Monday, October 27, 2014

Storytelling Week 7: The Mighty Ones

The Mighty Ones


I, the mighty crocodile, was the ruler of the water and all surrounding marshland. There was also talk of a leopard that ruled the desert but I had never laid eyes on him. He did not threaten me nor did I pay much attention to ever finding out who he was. I went on day-by-day and continued to rule the water and marshland.

Image Source: Flickr
(The leopard waiting for his food)

Day after day I would see a man walking by my water looking very sad and confused until one day he finally approached me. “Mr. Crocodile,” he said, “if I bring you fruits and nuts each week, will you provide me with fish? I have so many wives to feed but have no way of providing." Mr. Crocodile responded, “Yes, that sounds like a wonderful option!”

I agreed to these terms because I loved fruits and nuts but I told him that he could be executing this deal only with me. It was important that he was only agreeing to the exchange with me because I did not like feeling taken advantage of. I felt only exchanging goods with me would help us build a sense of trust. So he agreed and we set a time to meet up the next day to perform the exchange. The following day came and I brought all the fish I had promised. They were in a basket dangling from my mouth. The man brought the promised fruits and nuts in a basket as well. This was looking to be beneficial for both of us. I was now able to enjoy fresh daily fruits and nuts and he could provide fresh fish for his many wives. I was in heaven and full of all the most delicious foods in the land!

Now little did I know but this very same man had been doing the exact same thing with the leopard. If I had known this information all along, then I would have put a stop to the deal immediately! I was feeling jealous because I wanted all of the fruits and nuts to myself! But this was information I would not find out until the very end.

Now back to the story:
so these exchanges continued for months. I felt that everything was fair and moving along smoothly. We were both extremely happy! As time went on, I began to grow more tired of the same old same old so I thought about what I could request now. We met up as usual and I asked for him to bring me a dog. Now I had never seen one before but I heard they were the most delicious meat in the world. I also heard from a fellow crocodile that he knew all about them. The man said he had none but knew of where one would be. He told me the location and the next day I set off to find it!

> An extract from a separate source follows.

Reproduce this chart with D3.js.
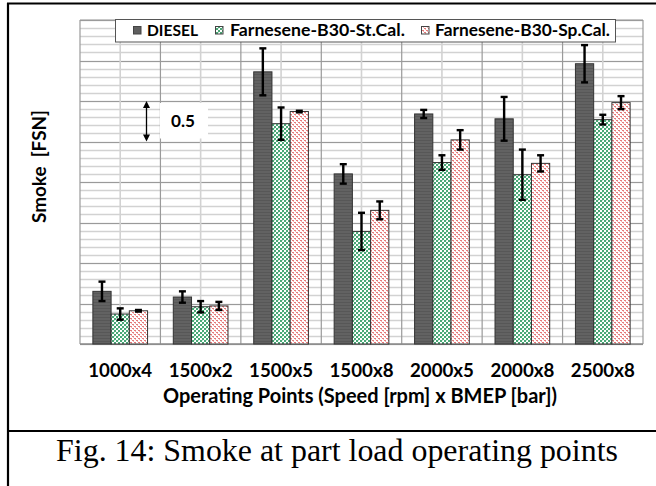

I wandered and wandered but never did find that dog he spoke of. I did find a leopard though. We examined each other from afar. Then I asked him what he was. He responded with "I'm a leopard." Then he asked me the same question, and I answered with "I'm a crocodile." At once it all began to make sense. We had been tricked and deceived. We found out that the man had been scamming us both! He agreed to each of us that he was only providing to us when in reality that was a lie! We decided to let him live but warned him to never come near our territories again. He thankfully accepted and promised to never cheat us again.


Author's Note: I am retelling the story The Leopard and the Crocodile. I decided to keep the story pretty close to the original this time around because I didn't want to add too many other details in to clutter the story. In the original the man sends the leopard and the crocodile to the same place and they each think that the other one is the mysterious dog. They end up fighting each other to the death and the man and whole town are there to watch. I elected to change the final outcome of the story. I decided to change it to the two animals not killing each other and instead befriending each other and casting the man out. I decided to change the ending because I felt that the original was very dark and twisted so I wanted to make the ending more pleasant. Another thing I changed was who was telling the story. I thought that telling it from the crocodile’s point of view could be beneficial! I mostly just told the direct story of the crocodile with not as much focus on the leopard. I found it to be important to get the right messages across from the crocodile’s point of view and I’m hoping this was done successfully!


Bibliography: Notes on the Folklore of the Fjort by Richard Edward Dennett (1898).  The Leopard and the Crocodile.

7 comments:

  1. Hey Emily,

    I think you did a great job in this week's storytelling. So is the character that is telling the story a man? I have not read the Congo unit but it sounds pretty nice. I did not think I would be that into the animal stories, but I read the Laos unit and it was really interesting. Is the crocodile a trickster character in the Congo stories? Really good job this week though!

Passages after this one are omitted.